Tom Kenny, chair of the Equity Release Working Party, Staple Inn 28 February 2019
… I would say what hasn’t come out of the paper is what the difference between those two approaches [i.e. Real World and Risk Neutral] is, and that’s something the working party wants to look at, to say .. what is the difference between the two approaches, and then have that policy debate, because, you know, market consistency is obviously where we are today in a large part of the financial industry, but market consistency doesn’t necessarily work. [The] global financial crisis was largely driven by the investment banks and the banking approach to modelling risk and that’s purely a market consistent approach.
Kenny’s claim is strange on a number of levels. Hans Hoogervorst, Chair of the International Accounting Standards Board, has this to say about the relation between IFRS and the Crisis.
Some critics of International Financial Reporting Standards argue that they gave an overly rosy picture of banks’ balance sheets before the crisis and are still not prudent enough despite improvements since then. These same critics also argue that excessive reliance on fair value accounting, which reflects an asset’s current market value, has encouraged untimely recognition of unrealised profits … The British bank HBOS, which collapsed and was taken over by Lloyds Banking Group during the crisis, has been presented as an example of failing pre-crisis accounting standards. The truth is that HBOS met bank regulators’ capital requirements, and its financial statements clearly showed that its balance sheet was supported by no more than 3.3 per cent of equity. For investors who cared to look, the IFRS standards did a quite decent job of making crystal clear that many banks had wafer-thin capital levels and were accidents waiting to happen.’ (Financial Times,
That’s right. Regulatory approaches to banking capital management use the weird ‘Risk Weighted Assets’ method where the market value of the asset is weighted according to its presumed risk. Supposedly low risk assets like residential mortgages are given a low weight, so the imputed asset size appears much smaller than the market consistent valuation. Yet Kenny refers to ‘the banking approach to modelling risk’, which is the RWA method, so appears to have confused risk weighted asset valuation with market consistent asset valuation. Easy enough I suppose.

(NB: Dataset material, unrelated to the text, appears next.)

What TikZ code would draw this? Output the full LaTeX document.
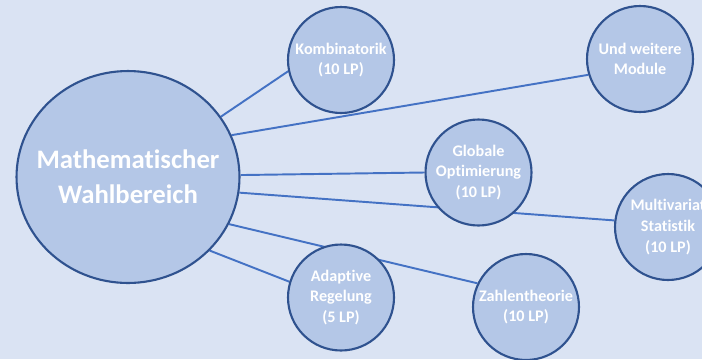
\documentclass[tikz,border=0pt]{standalone}
\usepackage{fontspec}
\setmainfont{Carlito}[Ligatures=CommonOff]
\usetikzlibrary{shapes.geometric,backgrounds}

\definecolor{hintergrund}{HTML}{DAE3F3}
\definecolor{kreisfill}{HTML}{B4C7E7}
\definecolor{kreisrand}{HTML}{2F528F}
\definecolor{kante}{HTML}{4472C4}

\tikzset{
	modul/.style={circle, draw=kreisrand, fill=kreisfill, line width=1.2pt,
		minimum size=2.12cm, inner sep=0pt, align=center, text=white,
		font=\bfseries\fontsize{9.2}{11.8}\selectfont},
	bereich/.style={ellipse, draw=kreisrand, fill=kreisfill, line width=1.2pt,
		minimum width=4.46cm, minimum height=4.24cm, inner sep=-10pt, align=center,
		text=white, font=\bfseries\fontsize{15.2}{19.7}\selectfont},
	verbindung/.style={draw=kante, line width=1.1pt}
}

\begin{document}
\begin{tikzpicture}[x=0.02cm, y=-0.02cm]
			\useasboundingbox (0,0) rectangle (702,359);
			% Wahlbereich und Module
			\node[bereich] (mwb) at (128,177) {Mathematischer\\Wahlbereich};
			\node[modul] (kombi) at (341,60) {Kombinatorik\\(10 LP)};
			\node[modul] (weitere) at (640,59) {Und weitere\\Module};
			\node[modul] (globopt) at (478.5,172.5) {Globale\\Optimierung\\(10 LP)};
			\node[modul] (multi) at (668,227) {Multivariat\\Statistik\\(10 LP)};
			\node[modul] (adaptiv) at (341,297.5) {Adaptive\\Regelung\\(5 LP)};
			\node[modul] (zahlen) at (526,307) {Zahlentheorie\\(10 LP)};
			% Verbindungen hinter den Kreisen
			\begin{pgfonlayer}{background}
				\fill[hintergrund] (0,0) rectangle (702,359);
				\draw[verbindung] (mwb.33.3) -- (kombi.192);
				\draw[verbindung] (mwb.22.2) -- (weitere.197);
				\draw[verbindung] (mwb.1.5) -- (globopt.180);
				\draw[verbindung] (mwb.-8.1) -- (multi.173.5);
				\draw[verbindung] (mwb.-25.6) -- (zahlen.154.4);
				\draw[verbindung] (mwb.-42) -- (adaptiv.163.4);
			\end{pgfonlayer}
		\end{tikzpicture}
\end{document}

As for the causes of the crisis, that’s a bit of a rabbit hole, but Kenny’s suggestion that ‘real world’ valuation could have somehow have averted the crisis is totally strange, and the exact opposite of the truth.
One explanation for the crisis is that housing markets tend to overshoot both upwards and downwards. They go up for a long period in a way that is inconsistent with fundamentals, then go down for an equally long period. See the chart above showing how Detroit house prices are rising throughout a period where the population has been falling, then fall again for reasons that have to be totally unconnected with fundamentals like population, supply and demand etc.
When the market overshoots upwards, mortgage loans from banks increase, keeping the odd 3% sliver of equity. When eventually the market turns downwards, it keeps going, cutting through the wafer of equity, bad things happen etc.
Now that’s when assets are valued on a market consistent basis. The fault is not the market consistency, but rather how that the risk weighting, the ‘banking approach to modelling risk’ disguises the ultra-thin levels of capital. But Kenny wants us to go one step further into the plague pit. So called ‘real world’ valuation assumes (i) that the upward trend will continue indefinitely (say at Just’s 4.25% HP assumption) and (ii) that we can present value the asset as though the forecast trend were absolutely certain.
Using such a valuation technique, we are exposed not just to a fall in asset value, but also to the failure of the future growth forecast to be realised.
What kind of crisis might that cause?